Feb. 24, 2011 - During your lifetime, you make a lot of moves to provide financial security to your loved ones. You put away money for college for your children. You save and invest for your own retirement so that you won't burden your grown children with significant expenses. And you purchase adequate life insurance to enable your family to maintain its lifestyle should anything happen to you. Yet, if you're going to help preserve your family's financial well-being after you're gone, you also need to take one additional step: Create an estate plan.
Toward that end, you'll want to start by learning a few of the estate plan basics, such as these commonly used tools:
Will -- For most people, a will is probably the most essential estate-planning document. Regardless of the size of your estate, you need a will to ensure that your assets and personal belongings will be distributed according to your wishes. If you die intestate (without a will), your belongings will be distributed to your "heirs" as defined by state laws -- and these distributions may not be at all what you had in mind.
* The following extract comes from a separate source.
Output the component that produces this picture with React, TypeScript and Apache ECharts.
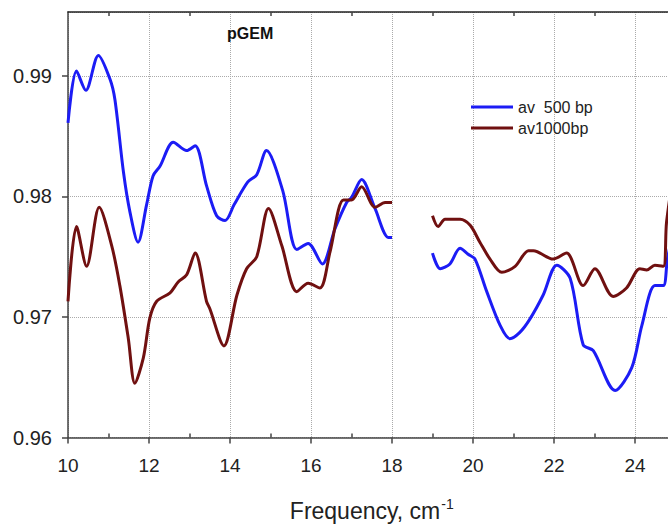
import React, { useEffect, useRef } from "react";
import * as echarts from "echarts";

// av 500 bp – first segment (10–18 cm-1)
const freq500a = [10, 10.21, 10.44, 10.75, 11.04, 11.16, 11.37, 11.53, 11.73, 11.94, 12.1, 12.27, 12.6, 12.93, 13.14, 13.42, 13.67, 13.88, 14.1, 14.44, 14.66, 14.9, 15.3, 15.65, 15.93, 16.28, 16.59, 16.88, 17.0, 17.25, 17.58, 17.91, 18.0];
const val500a = [0.9861, 0.9904, 0.9888, 0.9917, 0.9897, 0.988, 0.982, 0.9787, 0.9762, 0.9793, 0.9817, 0.9825, 0.9845, 0.9838, 0.9842, 0.9809, 0.9784, 0.978, 0.9793, 0.9812, 0.9818, 0.9838, 0.9805, 0.9756, 0.9761, 0.9744, 0.9773, 0.9795, 0.9799, 0.9814, 0.979, 0.9766, 0.9766];
// av 500 bp – second segment (19–25 cm-1)
const freq500b = [19.0, 19.19, 19.43, 19.68, 19.88, 20.05, 20.34, 20.67, 20.91, 21.15, 21.4, 21.73, 22.07, 22.4, 22.72, 22.97, 23.51, 23.92, 24.17, 24.49, 24.7, 24.8, 25.0];
const val500b = [0.9753, 0.974, 0.9744, 0.9757, 0.9752, 0.9748, 0.9721, 0.9693, 0.9682, 0.9687, 0.9698, 0.9718, 0.9743, 0.9732, 0.9677, 0.9672, 0.9639, 0.9658, 0.9693, 0.9726, 0.9726, 0.9748, 0.978];

// av1000bp – first segment
const freq1000a = [10, 10.21, 10.46, 10.77, 11.08, 11.28, 11.49, 11.65, 11.86, 12.02, 12.19, 12.52, 12.72, 12.93, 13.14, 13.42, 13.5, 13.85, 14.17, 14.41, 14.66, 14.95, 15.28, 15.65, 15.93, 16.22, 16.47, 16.8, 17.0, 17.25, 17.58, 17.83, 18.0];
const val1000a = [0.9713, 0.9775, 0.9742, 0.9791, 0.9759, 0.9726, 0.9682, 0.9645, 0.9666, 0.9699, 0.9713, 0.972, 0.9729, 0.9735, 0.9753, 0.9713, 0.9707, 0.9676, 0.9718, 0.974, 0.975, 0.979, 0.9759, 0.9721, 0.9728, 0.9724, 0.9754, 0.9797, 0.9797, 0.9808, 0.9791, 0.9795, 0.9795];
// av1000bp – second segment
const freq1000b = [19.0, 19.14, 19.31, 19.68, 19.93, 20.17, 20.42, 20.71, 21.04, 21.37, 21.49, 21.98, 22.31, 22.72, 23.01, 23.46, 23.79, 24.12, 24.29, 24.49, 24.7, 24.78, 25.0];
const val1000b = [0.9784, 0.9775, 0.9781, 0.9781, 0.9776, 0.9762, 0.9748, 0.9737, 0.9742, 0.9755, 0.9755, 0.9748, 0.9753, 0.9726, 0.974, 0.9717, 0.9724, 0.974, 0.9739, 0.9743, 0.9742, 0.9779, 0.983];

const gapX = 18.5;
const majorX = [10, 12, 14, 16, 18, 20, 22, 24];
const minorX = [11, 13, 15, 17, 19, 21, 23];
const topTicksX = [11, 13, 15, 17, 19, 21, 23, 25];
const seriesNames = ["av  500 bp", "av1000bp"];

const pairs = (xs: number[], ys: number[]) => xs.map((x, i) => [x, ys[i]]);

export default function App() {
  const ref = useRef<HTMLDivElement>(null);
  useEffect(() => {
    if (!ref.current) return;
    const chart = echarts.init(ref.current, null, { renderer: "svg" });
    const axisColor = "#444";
    const font = "'Liberation Sans', Arial, sans-serif";
    const lineIcon = "path://M0,0H43V3H0Z";
    chart.setOption({
      animation: false,
      backgroundColor: "#fff",
      title: {
        text: "pGEM",
        left: 227,
        top: 25,
        padding: 0,
        textStyle: { fontSize: 16, fontWeight: "bold", color: "#111", fontFamily: font },
      },
      legend: {
        orient: "vertical",
        left: 471,
        top: 99,
        padding: 0,
        itemWidth: 42,
        itemHeight: 14,
        itemGap: 5,
        icon: lineIcon,
        symbolKeepAspect: true,
        data: seriesNames,
        textStyle: { fontSize: 16, color: "#222", fontFamily: font, lineHeight: 16 },
      },
      grid: { left: 68, top: 12, right: 14.5, bottom: 87 },
      xAxis: [
        {
          type: "value",
          min: 10,
          max: 25,
          interval: 1,
          position: "bottom",
          name: "{b|Frequency, cm}{s|-1}",
          nameLocation: "middle",
          nameGap: 59,
          nameTextStyle: {
            rich: {
              b: { fontSize: 23, color: "#222", fontFamily: font },
              s: { fontSize: 14, color: "#222", fontFamily: font, padding: [0, 0, 14, 1] },
            },
          },
          axisLine: { show: true, lineStyle: { color: axisColor, width: 1.5 } },
          axisTick: { show: true, inside: false, length: 6, customValues: majorX, lineStyle: { color: axisColor, width: 1.5 } },
          axisLabel: { customValues: majorX, fontSize: 19, color: "#222", fontFamily: font, margin: 18 },
          splitLine: { show: true, lineStyle: { type: "dotted", color: "#aaa", width: 1 } },
        },
        {
          type: "value",
          min: 10,
          max: 25,
          interval: 1,
          position: "bottom",
          axisLine: { show: false },
          axisTick: { show: true, inside: true, length: 4, customValues: minorX, lineStyle: { color: axisColor, width: 1.5 } },
          axisLabel: { show: false },
          splitLine: { show: false },
        },
        {
          type: "value",
          min: 10,
          max: 25,
          interval: 1,
          position: "top",
          axisLine: { show: true, lineStyle: { color: "#222", width: 1.5 } },
          axisTick: { show: true, inside: true, length: 4, customValues: topTicksX, lineStyle: { color: axisColor, width: 1.5 } },
          axisLabel: { show: false },
          splitLine: { show: false },
        },
      ],
      yAxis: {
        type: "value",
        min: 0.96,
        max: 0.9953,
        interval: 0.01,
        axisLine: { show: true, lineStyle: { color: axisColor, width: 1.5 } },
        axisTick: { show: true, inside: false, length: 6, lineStyle: { color: axisColor, width: 1.5 } },
        axisLabel: {
          showMaxLabel: false,
          fontSize: 20,
          color: "#222",
          fontFamily: font,
          margin: 16,
          formatter: (v: number) => v.toFixed(2),
        },
        splitLine: { show: true, lineStyle: { type: "dotted", color: "#aaa", width: 1 } },
      },
      series: [
        {
          name: seriesNames[0],
          type: "line",
          xAxisIndex: 0,
          symbol: "none",
          smooth: 0.3,
          connectNulls: false,
          lineStyle: { color: "#1c1cf5", width: 3 },
          itemStyle: { color: "#1c1cf5" },
          data: [...pairs(freq500a, val500a), [gapX, null], ...pairs(freq500b, val500b)],
          z: 3,
        },
        {
          name: seriesNames[1],
          type: "line",
          xAxisIndex: 0,
          symbol: "none",
          smooth: 0.3,
          connectNulls: false,
          lineStyle: { color: "#701010", width: 3 },
          itemStyle: { color: "#701010" },
          data: [...pairs(freq1000a, val1000a), [gapX, null], ...pairs(freq1000b, val1000b)],
          z: 4,
        },
      ],
    });
    return () => chart.dispose();
  }, []);
  return (
    <div style={{ position: "absolute", left: 0, top: 0, width: 668, height: 527, overflow: "hidden", background: "#fff" }}>
      <div ref={ref} style={{ width: 690, height: 527 }} />
    </div>
  );
}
Living trust -- A simple will may not be sufficient for your needs. Consequently, you may want to design a living trust, which provides you with more flexibility in distributing assets. For example, you could direct your living trust to disperse assets to your children or grandchildren at specific ages. Also, a living trust makes it possible for your assets to be distributed without going through the often time-consuming, and public, probate process.
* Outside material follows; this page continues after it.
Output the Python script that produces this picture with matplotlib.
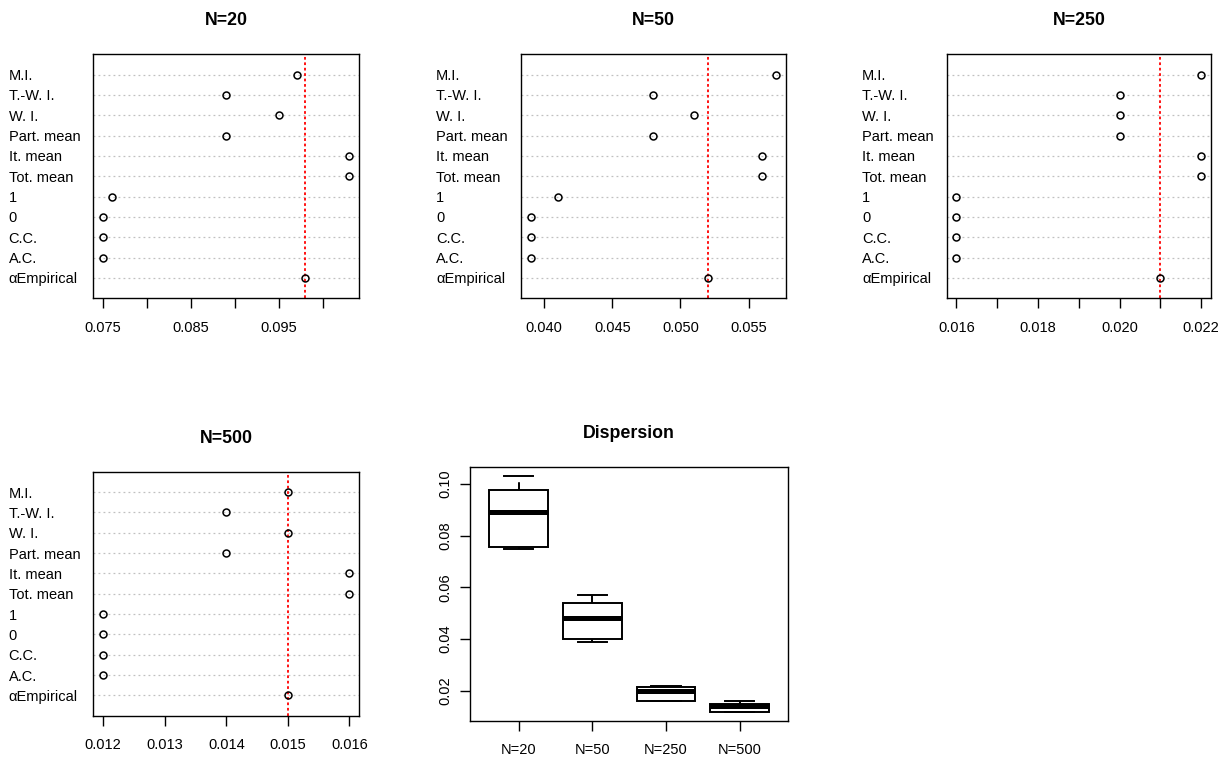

Beneficiary designations -- Over time, your life may change in many ways, through marriage, remarriage, children, stepchildren and so on. That's why it's important to periodically update your beneficiary designations on your insurance policies and retirement accounts, such as your IRA and 401(k). These designations are powerful and can even supersede the instructions left in your will or living trust, so it's essential that you've got the right people listed as your beneficiaries.
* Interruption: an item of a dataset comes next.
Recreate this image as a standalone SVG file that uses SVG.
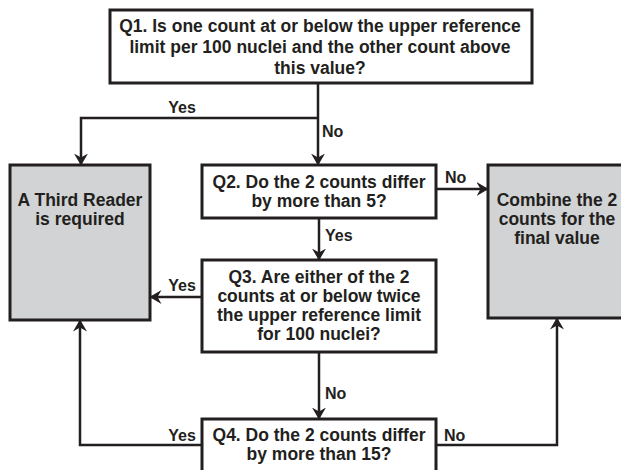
<svg xmlns="http://www.w3.org/2000/svg" width="621" height="470" viewBox="0 0 621 470">
<defs>
<marker id="arr" markerUnits="userSpaceOnUse" viewBox="0 0 12 14" markerWidth="12" markerHeight="14" refX="11.5" refY="7" orient="auto">
<path d="M0,0 L12,7 L0,14 L4,7 z" fill="#231f20"/>
</marker>
<style>
.box{fill:#fff;stroke:#231f20;stroke-width:3}
.gray{fill:#d1d3d4;stroke:#231f20;stroke-width:3}
.t{font-family:"Liberation Sans",Arial,sans-serif;font-weight:bold;font-size:17.5px;fill:#231f20;text-anchor:middle}
.lbl{font-family:"Liberation Sans",Arial,sans-serif;font-weight:bold;font-size:16px;fill:#231f20}
.c{fill:none;stroke:#231f20;stroke-width:2.5;marker-end:url(#arr)}
</style>
</defs>
<g id="connectors">
<path class="c" d="M318,83 V165"/>
<path class="c" d="M318,118 H81 V165"/>
<path class="c" d="M436,189 H488"/>
<path class="c" d="M319,218 V260"/>
<path class="c" d="M202,297 H150"/>
<path class="c" d="M319,352 V419"/>
<path class="c" d="M202,445 H80 V320"/>
<path class="c" d="M436,445 H557 V318"/>
<text class="lbl" x="182" y="113" text-anchor="middle">Yes</text>
<text class="lbl" x="322" y="137">No</text>
<text class="lbl" x="445" y="183">No</text>
<text class="lbl" x="325" y="241">Yes</text>
<text class="lbl" x="182" y="291" text-anchor="middle">Yes</text>
<text class="lbl" x="325" y="399">No</text>
<text class="lbl" x="182" y="441" text-anchor="middle">Yes</text>
<text class="lbl" x="444" y="441">No</text>
</g>
<g id="q1">
<rect class="box" x="110" y="10" width="422" height="73"/>
<text class="t" x="320" y="32">Q1. Is one count at or below the upper reference</text>
<text class="t" x="320" y="53">limit per 100 nuclei and the other count above</text>
<text class="t" x="320" y="74">this value?</text>
</g>
<g id="third-reader">
<rect class="gray" x="10" y="165" width="140" height="155"/>
<text class="t" x="80" y="206">A Third Reader</text>
<text class="t" x="80" y="225">is required</text>
</g>
<g id="q2">
<rect class="box" x="202" y="165" width="234" height="53"/>
<text class="t" x="319" y="188">Q2. Do the 2 counts differ</text>
<text class="t" x="319" y="207">by more than 5?</text>
</g>
<g id="combine">
<rect class="gray" x="488" y="165" width="140" height="153"/>
<text class="t" x="557" y="206">Combine the 2</text>
<text class="t" x="557" y="225">counts for the</text>
<text class="t" x="557" y="244">final value</text>
</g>
<g id="q3">
<rect class="box" x="202" y="260" width="234" height="92"/>
<text class="t" x="319" y="283">Q3. Are either of the 2</text>
<text class="t" x="319" y="302">counts at or below twice</text>
<text class="t" x="319" y="321">the upper reference limit</text>
<text class="t" x="319" y="340">for 100 nuclei?</text>
</g>
<g id="q4">
<rect class="box" x="202" y="419" width="234" height="60"/>
<text class="t" x="319" y="441">Q4. Do the 2 counts differ</text>
<text class="t" x="319" y="460">by more than 15?</text>
</g>
</svg>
Irrevocable life insurance trust -- Depending on the size of your estate, your heirs may ultimately have to pay estate taxes, though the estate tax laws have been in flux in recent years and may continue to evolve. If estate taxes are a concern, you may want to take steps to alleviate them, such as establishing an irrevocable life insurance trust, under which you'd transfer a life insurance policy out of your estate and have the trust distribute the proceeds to the beneficiaries you've chosen.
Power of attorney -- A power of attorney allows you to appoint a person (an "Attorney-in-Fact" or "Agent") to handle your affairs if you can't do so yourself.
Health care directive -- A health care directive allows you to name someone to make health care decisions on your behalf, should you become physically or mentally incapacitated.
Estate planning can be complex, so you'll need to work with your tax, legal and financial advisors to make the arrangements that are appropriate for your needs. It may take some time to develop your estate plan, but it's well worth the effort.